The Sea of Monsters (Percy Jackson and the Olympians, Book 2)
by Rick Riordan

This is the second book in the series and to be honest I liked it a bit better than the first. Percy learns that Camp Half-Blood is under attack. Thalia, Zeu's daughter, who was turned into a tree, has been poisoned and because of this the protective borders of the camp are being destroyed. At the same time he realizes his best friend, Grover, is being held captive by a cyclopes in the Bermuda Triangle. He decides to go on a quest to save both Grover and the camp. Unfortunately for him the quest is assigned to another demigod, Clarisse, and he's left feeling helpless. Percy and Annabeth decide to take on the quest anyway and head out on their own.

The book maintains the fast-paced momentum of the first, while adding depth to the characters. The book's newest addition is the sweet and loyal Tyson, a friend of Percy's. I love how this book ends and it left me eager to pick up the next one.

So I did…

The Titan's Curse (Percy Jackson and the Olympians, Book 3)
by Rick Riordan

Once again, the books begins bang as Percy and his try to help to new demigods reach Camp Half Blood. In the midst of the chaos they meet Artemis and her band of hunters. In additional to Artemis, this book introduces a slew of familiar Greek faces in clever ways. Annabeth is not in this book as much as the first two and it made me realize how much I like her. I missed her character, but enjoyed getting to learn a bit more about her back story.

This one, like the first two, is a quick read. There is constant action and before you know it, the book is done. I’ve heard some people refer to these books as “Harry Potter Lite” and I think that’s a great description. I never find myself quite as attached to the characters or involved in the story as I do with HP, but I enjoy reading them.
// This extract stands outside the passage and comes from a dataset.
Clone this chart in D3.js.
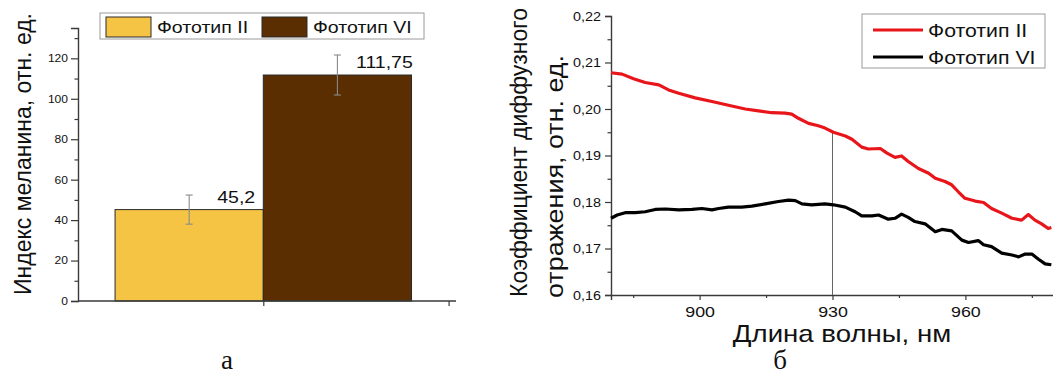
<!DOCTYPE html>
<html>
<head>
<meta charset="utf-8">
<script src="https://cdn.jsdelivr.net/npm/d3@7"></script>
<style>
  body { margin: 0; background: #fff; }
  svg { display: block; }
  text { font-family: "Liberation Sans", Arial, sans-serif; fill: #111; }
  text.letter { font-family: "Liberation Serif", "Times New Roman", serif; }
</style>
</head>
<body>
<svg id="chart" width="1053" height="376"></svg>
<script>
// ---- Panel "а": melanin index by phototype ----
const phototypes = ["Фототип II", "Фототип VI"];
const melaninIndex = [45.2, 111.75];
const melaninError = [7.2, 9.9];
const melaninLabels = ["45,2", "111,75"];
const melaninTicks = [0, 20, 40, 60, 80, 100, 120];
const melaninMinorTicks = [10, 30, 50, 70, 90, 110, 130];
const barColors = ["#f6c444", "#5a2e00"];

// ---- Panel "б": diffuse reflectance spectra ----
const redWavelength = [880.0, 882.5, 885.1, 887.7, 890.8, 893.0, 895.3, 899.0, 902.8, 906.5,
  910.3, 913.3, 916.3, 919.3, 920.8, 922.3, 924.6, 926.8, 928.3, 930.2, 932.9, 934.4, 936.6,
  938.1, 940.8, 942.3, 944.1, 945.6, 947.1, 949.4, 951.7, 953.2, 955.4, 956.9, 958.4, 959.9,
  962.2, 964.1, 965.9, 968.2, 970.5, 972.7, 974.2, 975.7, 977.2, 978.7, 979.4];
const redReflectance = [0.2078, 0.2075, 0.2065, 0.2057, 0.2052, 0.2041, 0.2034, 0.2024, 0.2016,
  0.2008, 0.2000, 0.1996, 0.1992, 0.1991, 0.1989, 0.1980, 0.1969, 0.1964, 0.1959, 0.1950,
  0.1942, 0.1935, 0.1918, 0.1914, 0.1915, 0.1905, 0.1896, 0.1899, 0.1887, 0.1872, 0.1862,
  0.1851, 0.1844, 0.1837, 0.1822, 0.1808, 0.1802, 0.1799, 0.1786, 0.1776, 0.1765, 0.1761,
  0.1773, 0.1761, 0.1753, 0.1743, 0.1745];
const blackWavelength = [880.0, 881.4, 883.2, 885.5, 887.7, 890.0, 892.3, 895.3, 898.3, 900.5,
  902.8, 904.3, 906.5, 909.5, 911.8, 914.8, 917.8, 920.1, 921.6, 923.1, 925.3, 928.3, 930.2,
  932.9, 935.1, 936.6, 938.9, 940.4, 942.6, 944.1, 945.6, 947.1, 948.6, 950.9, 953.2, 954.7,
  956.9, 959.2, 960.7, 962.9, 964.1, 965.9, 968.2, 970.5, 972.0, 973.5, 975.0, 976.5, 978.0, 979.4];
const blackReflectance = [0.1765, 0.1772, 0.1777, 0.1777, 0.1779, 0.1784, 0.1785, 0.1783, 0.1784,
  0.1786, 0.1783, 0.1786, 0.1789, 0.1789, 0.1791, 0.1796, 0.1801, 0.1804, 0.1803, 0.1796,
  0.1794, 0.1796, 0.1794, 0.1789, 0.1779, 0.1770, 0.1770, 0.1772, 0.1763, 0.1765, 0.1774,
  0.1767, 0.1758, 0.1753, 0.1736, 0.1741, 0.1738, 0.1718, 0.1713, 0.1717, 0.1708, 0.1704,
  0.1690, 0.1686, 0.1682, 0.1688, 0.1688, 0.1677, 0.1667, 0.1665];
const seriesNames = ["Фототип II", "Фототип VI"];
const seriesColors = ["#e8161b", "#000000"];
const reflectTicks = [0.16, 0.17, 0.18, 0.19, 0.20, 0.21, 0.22];
const reflectMinorTicks = [0.165, 0.175, 0.185, 0.195, 0.205, 0.215];
const wavelengthTicks = [900, 930, 960];
const wavelengthMinorTicks = [885, 915, 945, 975];
const markerWavelength = 930;

const SX = 1.15;           // horizontal glyph stretch
const AXIS = "#3a3a3a";
const svg = d3.select("#chart");

function styleAxis(g, fontSize) {
  g.select(".domain").attr("stroke", AXIS).attr("stroke-width", 1.4);
  g.selectAll(".tick line").attr("stroke", AXIS).attr("stroke-width", 1.2);
  g.selectAll(".tick text")
    .attr("font-size", fontSize)
    .attr("fill", "#222")
    .attr("font-family", "Liberation Sans, Arial, sans-serif")
    .each(function () {
      const t = d3.select(this);
      const x = +t.attr("x") || 0;
      t.attr("x", x / SX).attr("transform", `scale(${SX},1)`);
    });
}

function stretchedText(parent, x, y, str, size, anchor) {
  return parent.append("text")
    .attr("transform", `translate(${x},${y}) scale(${SX},1)`)
    .attr("text-anchor", anchor || "start")
    .attr("font-size", size)
    .text(str);
}

// ================= Panel а =================
const gA = svg.append("g");
const xA = d3.scaleLinear().domain([0, 2.04]).range([78, 456]);
const yA = d3.scaleLinear().domain([0, 135]).range([301, 28]);

// bars: two adjacent bars, each 0.8 wide, grouped around x = 1
gA.selectAll("rect.bar").data(melaninIndex).enter().append("rect")
  .attr("class", "bar")
  .attr("x", (d, i) => xA(0.2 + i * 0.8))
  .attr("width", xA(0.8) - xA(0))
  .attr("y", d => yA(d))
  .attr("height", d => yA(0) - yA(d))
  .attr("fill", (d, i) => barColors[i])
  .attr("stroke", "#2a2a2a")
  .attr("stroke-width", 1);

// error bars
const errG = gA.append("g").attr("stroke", "#8a8a8a").attr("stroke-width", 1.1);
melaninIndex.forEach((v, i) => {
  const cx = xA(0.6 + i * 0.8);
  errG.append("line").attr("x1", cx).attr("x2", cx)
    .attr("y1", yA(v + melaninError[i])).attr("y2", yA(v - melaninError[i]));
  [v + melaninError[i], v - melaninError[i]].forEach(e => {
    errG.append("line").attr("x1", cx - 3.5).attr("x2", cx + 3.5)
      .attr("y1", yA(e)).attr("y2", yA(e));
  });
});

// value labels
melaninIndex.forEach((v, i) => {
  stretchedText(gA, xA(0.6 + i * 0.8) + 47, yA(v) - 7, melaninLabels[i], 17, "middle");
});

// axes
const yAxisA = gA.append("g").attr("transform", `translate(${xA(0)},0)`)
  .call(d3.axisLeft(yA).tickValues(melaninTicks).tickSize(7).tickPadding(3)
    .tickFormat(d3.format("d")));
styleAxis(yAxisA, 10.5);
const yMinorA = gA.append("g").attr("transform", `translate(${xA(0)},0)`)
  .call(d3.axisLeft(yA).tickValues(melaninMinorTicks).tickSize(3.5).tickFormat(""));
yMinorA.select(".domain").remove();
styleAxis(yMinorA, 10);

const xAxisA = gA.append("g").attr("transform", `translate(0,${yA(0)})`)
  .call(d3.axisBottom(xA).tickValues([1, 2]).tickSize(5).tickFormat(""));
styleAxis(xAxisA, 10);
xAxisA.select(".domain").attr("d", `M${xA(0)},0H${xA(2.04)}`);

// y title
gA.append("text")
  .attr("transform", "translate(31,154) rotate(-90)")
  .attr("text-anchor", "middle")
  .attr("font-size", 24)
  .attr("textLength", 282)
  .attr("lengthAdjust", "spacingAndGlyphs")
  .text("Индекс меланина, отн. ед.");

// legend
const legA = gA.append("g");
legA.append("rect").attr("x", 100).attr("y", 13).attr("width", 324).attr("height", 26)
  .attr("fill", "#fff").attr("stroke", "#9a9a9a").attr("stroke-width", 1);
const legAx = [106, 262];
phototypes.forEach((name, i) => {
  legA.append("rect").attr("x", legAx[i]).attr("y", 17).attr("width", 45).attr("height", 20)
    .attr("fill", barColors[i]).attr("stroke", "#2a2a2a").attr("stroke-width", 1);
  stretchedText(legA, legAx[i] + 51, 33, name, 17, "start");
});

// panel letter
svg.append("text").attr("class", "letter").attr("x", 227).attr("y", 369)
  .attr("text-anchor", "middle").attr("font-size", 27).text("а");

// ================= Panel б =================
const gB = svg.append("g");
const xB = d3.scaleLinear().domain([880, 980]).range([611, 1054]);
const yB = d3.scaleLinear().domain([0.16, 0.22]).range([295, 16]);

const fmt2 = v => d3.format(".2f")(v).replace(".", ",");

const yAxisB = gB.append("g").attr("transform", `translate(${xB(880)},0)`)
  .call(d3.axisLeft(yB).tickValues(reflectTicks).tickSize(6).tickPadding(4).tickFormat(fmt2));
styleAxis(yAxisB, 12.5);
const yMinorB = gB.append("g").attr("transform", `translate(${xB(880)},0)`)
  .call(d3.axisLeft(yB).tickValues(reflectMinorTicks).tickSize(3.5).tickFormat(""));
yMinorB.select(".domain").remove();
styleAxis(yMinorB, 10);

const xAxisB = gB.append("g").attr("transform", `translate(0,${yB(0.16)})`)
  .call(d3.axisBottom(xB).tickValues(wavelengthTicks).tickSize(5).tickPadding(6).tickFormat(d3.format("d")));
styleAxis(xAxisB, 15.5);
const xMinorB = gB.append("g").attr("transform", `translate(0,${yB(0.16)})`)
  .call(d3.axisBottom(xB).tickValues(wavelengthMinorTicks).tickSize(3).tickFormat(""));
xMinorB.select(".domain").remove();
styleAxis(xMinorB, 10);

// marker line at 930 nm, up to the Фототип II curve
const i930 = d3.bisector(d => d).left(redWavelength, markerWavelength);
const w0 = redWavelength[i930 - 1], w1 = redWavelength[i930];
const r930 = d3.interpolateNumber(redReflectance[i930 - 1], redReflectance[i930])((markerWavelength - w0) / (w1 - w0));
gB.append("line")
  .attr("x1", xB(markerWavelength)).attr("x2", xB(markerWavelength))
  .attr("y1", yB(0.16)).attr("y2", yB(r930))
  .attr("stroke", "#555").attr("stroke-width", 0.9);

// spectra
const line = d3.line().x(d => xB(d[0])).y(d => yB(d[1])).curve(d3.curveLinear);
const spectra = [
  d3.zip(redWavelength, redReflectance),
  d3.zip(blackWavelength, blackReflectance)
];
gB.selectAll("path.spectrum").data(spectra).enter().append("path")
  .attr("class", "spectrum")
  .attr("d", line)
  .attr("fill", "none")
  .attr("stroke", (d, i) => seriesColors[i])
  .attr("stroke-width", 3.2)
  .attr("stroke-linejoin", "round");

// axis titles
stretchedText(gB, 842, 342, "Длина волны, нм", 24, "middle");
gB.append("text")
  .attr("transform", "translate(527,297) rotate(-90)")
  .attr("font-size", 23)
  .attr("textLength", 289)
  .attr("lengthAdjust", "spacingAndGlyphs")
  .text("Коэффициент диффузного");
gB.append("text")
  .attr("transform", "translate(563,298) rotate(-90)")
  .attr("font-size", 23)
  .attr("textLength", 243)
  .attr("lengthAdjust", "spacingAndGlyphs")
  .text("отражения, отн. ед.");

// legend
const legB = gB.append("g");
legB.append("rect").attr("x", 862).attr("y", 14).attr("width", 183).attr("height", 54)
  .attr("fill", "#fff").attr("stroke", "#9a9a9a").attr("stroke-width", 1);
const legBy = [30, 57];
seriesNames.forEach((name, i) => {
  legB.append("line").attr("x1", 873).attr("x2", 923).attr("y1", legBy[i]).attr("y2", legBy[i])
    .attr("stroke", seriesColors[i]).attr("stroke-width", 3.2);
  stretchedText(legB, 928, legBy[i] + 6.5, name, 18.5, "start");
});

// panel letter
svg.append("text").attr("class", "letter").attr("x", 780).attr("y", 369)
  .attr("text-anchor", "middle").attr("font-size", 27).text("б");
</script>
</body>
</html>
Again, one of my favorite parts of both books is the Greek mythology that’s woven into the story. Reading about mythology that's been around for centuries in a modern setting makes the books endlessly entertaining. There are five books in the series and I'll definitely be reading the final two.

One a side note, here's a fun website for the series.


Allie said...

I've had the first four books for quite some time, but was waiting for the last to come out to read it seems I might never get to them! But I had a good friend just fly through the series and rave about it, so I know that eventually these will get read. :)

Thanks for the good reviews! I had to go peek at my copies and flip through the first one before telling myself "not yet."

Melissa (Avid Reader) said...

I try to only read one book by any author each year, that way I can remember and appreciate each one individually. But I've blown through these books way too fast. They are a bit addictive. I'm about to start the 4th and I know I'll read the 5th in the next month or so.

Amanda said...

I liked the first book in the series a lot more than the rest of the series, but I think that's largely because I felt like Percy never grows up. He ages, but his voice never changes from that initial 12-year-old voice, unlike HP, which gets a year older with each book. My son prefers Percy, because he's closer to that age (just turned 10), and the older Harry Potter books are ones he can't even quite read yet, so I understand why they are that way, but as an adult reading, I do wish Percy had grown a little - or that the story had taken place when he was 12, not 12-16.

Melissa (Avid Reader) said...

Amanda - I would agree that Percy is never a fully developed character, like Harry is. I think that's why the books don't stick with me in the same way. We aren't as invested in Percy because he's not very 3-dimentional.